The past-days-work addressed the usage of restrictive function read_line in the SphinxTrain. All occurrences of read_line were eliminated making use of line iterators from sphinxbase. During this a decission to modify the lineiter interface was made in order to support original read_line functionality, e.g. comments skipping and whitespace trimming. This now takes following methods:

  • lineiter_init - init iterator for reading without any preprocessing
  • lineiter_init_clean - init iterator for reading compatible with the read_line function: skip commented lines and trim leading and trailing whitespaces
  • lineiter_next - read next line from the file
  • lineiter_free - finish reading and free resources

Usages of line iterators in the sphinxbase were also updated to comply with the interface modifications. These changes were necessary to enable SphinxTrain training on audio files of unlimited size and the lineiter is meant to be central input interface in the SphinxTrain in the future.

Work on the examination of memory issues is ongoing and will be followed by the implementation of memory-optimized Baum-Welch algorithm as described at https://cmusphinx.github.io/wiki/longaudiotraining as well as finding other ways to reduce unreasonable memory demands of current SphinxTrain version.

Long Audio Alignment : Week 2

As indicated in my last update regarding Long Audio Alignment project (https://cmusphinx.github.io/2011/05/long-audio-alignment-week-1/), my attempt this week was to fix the problem of generating pronunciations for out of vocabulary (OOV) words.

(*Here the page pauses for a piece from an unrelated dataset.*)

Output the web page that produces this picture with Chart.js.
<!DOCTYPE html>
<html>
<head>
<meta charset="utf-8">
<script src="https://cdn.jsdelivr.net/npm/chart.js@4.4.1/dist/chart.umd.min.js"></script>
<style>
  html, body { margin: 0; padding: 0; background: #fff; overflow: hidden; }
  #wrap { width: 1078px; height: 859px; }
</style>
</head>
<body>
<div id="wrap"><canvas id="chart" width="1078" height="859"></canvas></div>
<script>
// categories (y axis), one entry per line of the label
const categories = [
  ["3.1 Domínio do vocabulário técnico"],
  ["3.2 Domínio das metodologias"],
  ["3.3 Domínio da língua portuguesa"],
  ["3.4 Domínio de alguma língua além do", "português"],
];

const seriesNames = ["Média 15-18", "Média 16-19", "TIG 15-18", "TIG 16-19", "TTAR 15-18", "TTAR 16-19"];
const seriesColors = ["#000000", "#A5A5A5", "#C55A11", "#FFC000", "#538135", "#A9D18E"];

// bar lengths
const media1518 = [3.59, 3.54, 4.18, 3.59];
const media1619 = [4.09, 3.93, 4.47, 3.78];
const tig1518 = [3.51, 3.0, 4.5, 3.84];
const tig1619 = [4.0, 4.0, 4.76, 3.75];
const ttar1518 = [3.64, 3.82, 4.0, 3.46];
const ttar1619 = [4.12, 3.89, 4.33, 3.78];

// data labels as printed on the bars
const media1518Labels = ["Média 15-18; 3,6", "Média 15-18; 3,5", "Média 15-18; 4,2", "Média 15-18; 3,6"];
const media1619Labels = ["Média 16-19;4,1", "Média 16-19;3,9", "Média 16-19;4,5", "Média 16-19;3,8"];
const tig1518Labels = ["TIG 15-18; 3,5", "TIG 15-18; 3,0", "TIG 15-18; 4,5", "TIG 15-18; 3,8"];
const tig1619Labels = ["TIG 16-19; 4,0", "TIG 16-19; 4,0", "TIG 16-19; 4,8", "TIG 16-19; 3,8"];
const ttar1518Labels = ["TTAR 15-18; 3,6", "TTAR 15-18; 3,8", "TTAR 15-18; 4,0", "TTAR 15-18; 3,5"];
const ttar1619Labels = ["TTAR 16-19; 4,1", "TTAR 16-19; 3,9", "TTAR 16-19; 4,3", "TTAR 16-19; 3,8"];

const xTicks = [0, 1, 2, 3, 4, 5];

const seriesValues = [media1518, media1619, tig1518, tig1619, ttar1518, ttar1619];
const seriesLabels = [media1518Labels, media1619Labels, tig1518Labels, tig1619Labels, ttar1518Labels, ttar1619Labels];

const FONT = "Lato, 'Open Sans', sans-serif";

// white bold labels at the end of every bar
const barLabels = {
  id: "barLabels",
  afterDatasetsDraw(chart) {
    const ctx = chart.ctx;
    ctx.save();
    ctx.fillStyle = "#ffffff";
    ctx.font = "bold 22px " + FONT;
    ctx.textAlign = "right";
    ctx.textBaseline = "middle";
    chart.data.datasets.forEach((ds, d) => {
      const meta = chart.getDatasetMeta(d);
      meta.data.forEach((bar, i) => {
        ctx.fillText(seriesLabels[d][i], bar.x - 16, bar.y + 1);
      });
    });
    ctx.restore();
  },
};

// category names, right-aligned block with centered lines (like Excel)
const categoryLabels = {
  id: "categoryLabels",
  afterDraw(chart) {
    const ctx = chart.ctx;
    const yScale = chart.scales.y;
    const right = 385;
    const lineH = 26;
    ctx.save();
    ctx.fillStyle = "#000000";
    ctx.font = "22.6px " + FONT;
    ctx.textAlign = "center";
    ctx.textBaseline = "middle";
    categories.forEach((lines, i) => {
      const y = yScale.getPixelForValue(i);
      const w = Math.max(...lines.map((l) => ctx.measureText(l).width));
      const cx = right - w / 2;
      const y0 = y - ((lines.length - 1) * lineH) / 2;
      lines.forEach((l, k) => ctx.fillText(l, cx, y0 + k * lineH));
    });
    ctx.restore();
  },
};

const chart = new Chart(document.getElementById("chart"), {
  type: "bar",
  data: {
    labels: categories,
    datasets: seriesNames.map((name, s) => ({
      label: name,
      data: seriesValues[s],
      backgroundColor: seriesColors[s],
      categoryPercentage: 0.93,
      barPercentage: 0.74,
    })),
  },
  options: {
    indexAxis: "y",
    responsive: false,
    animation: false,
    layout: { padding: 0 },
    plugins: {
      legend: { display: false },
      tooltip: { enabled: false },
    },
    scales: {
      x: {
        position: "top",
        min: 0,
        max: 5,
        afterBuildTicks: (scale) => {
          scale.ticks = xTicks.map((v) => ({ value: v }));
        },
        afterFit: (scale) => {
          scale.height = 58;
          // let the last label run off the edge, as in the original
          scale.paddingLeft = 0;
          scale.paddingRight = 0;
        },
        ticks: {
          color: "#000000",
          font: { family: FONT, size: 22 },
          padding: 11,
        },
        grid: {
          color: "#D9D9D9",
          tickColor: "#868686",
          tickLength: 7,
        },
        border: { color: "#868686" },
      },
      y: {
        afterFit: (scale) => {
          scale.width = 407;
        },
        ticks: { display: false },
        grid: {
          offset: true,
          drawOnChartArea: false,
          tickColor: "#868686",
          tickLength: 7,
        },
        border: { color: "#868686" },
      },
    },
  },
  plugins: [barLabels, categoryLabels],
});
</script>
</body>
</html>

Due to lack of a reliable Java based Automata library, I added an existing phone generator from FreeTTS to Sphinx 4 to generate pronunciation hypothesis for OOV words.
The module for generating these hypothesis is modeled to ensure correct pronunciation hypothesis for:

  • Abbreviations: Words like "USD" in transcription could have a equivalent utterance as both as United States Dollar and U-S-D. Accuracy of this depends on the model used.
  • Numbers : "123" in text can have a equivalent utterance as "One Two Three" as well as "One Hundred Twenty Three"
  • OOV words that are neither abbreviation nor numbers are pronounced as it is ( i.e. default pronunciation generated by FreeTTS).

A branch long-audio-alignment has been created on SVN. Source files for this project can be found there.

With the current state of the Aligner model (i.e. with pronunciations for all words in the dictionary), the word error rate (WER) was found to have improved to 0.16 as compared to 0.18 without the pronunciation generator.

After a few quick experiments with grammars again, we next aim to model anchors based on trigram language model.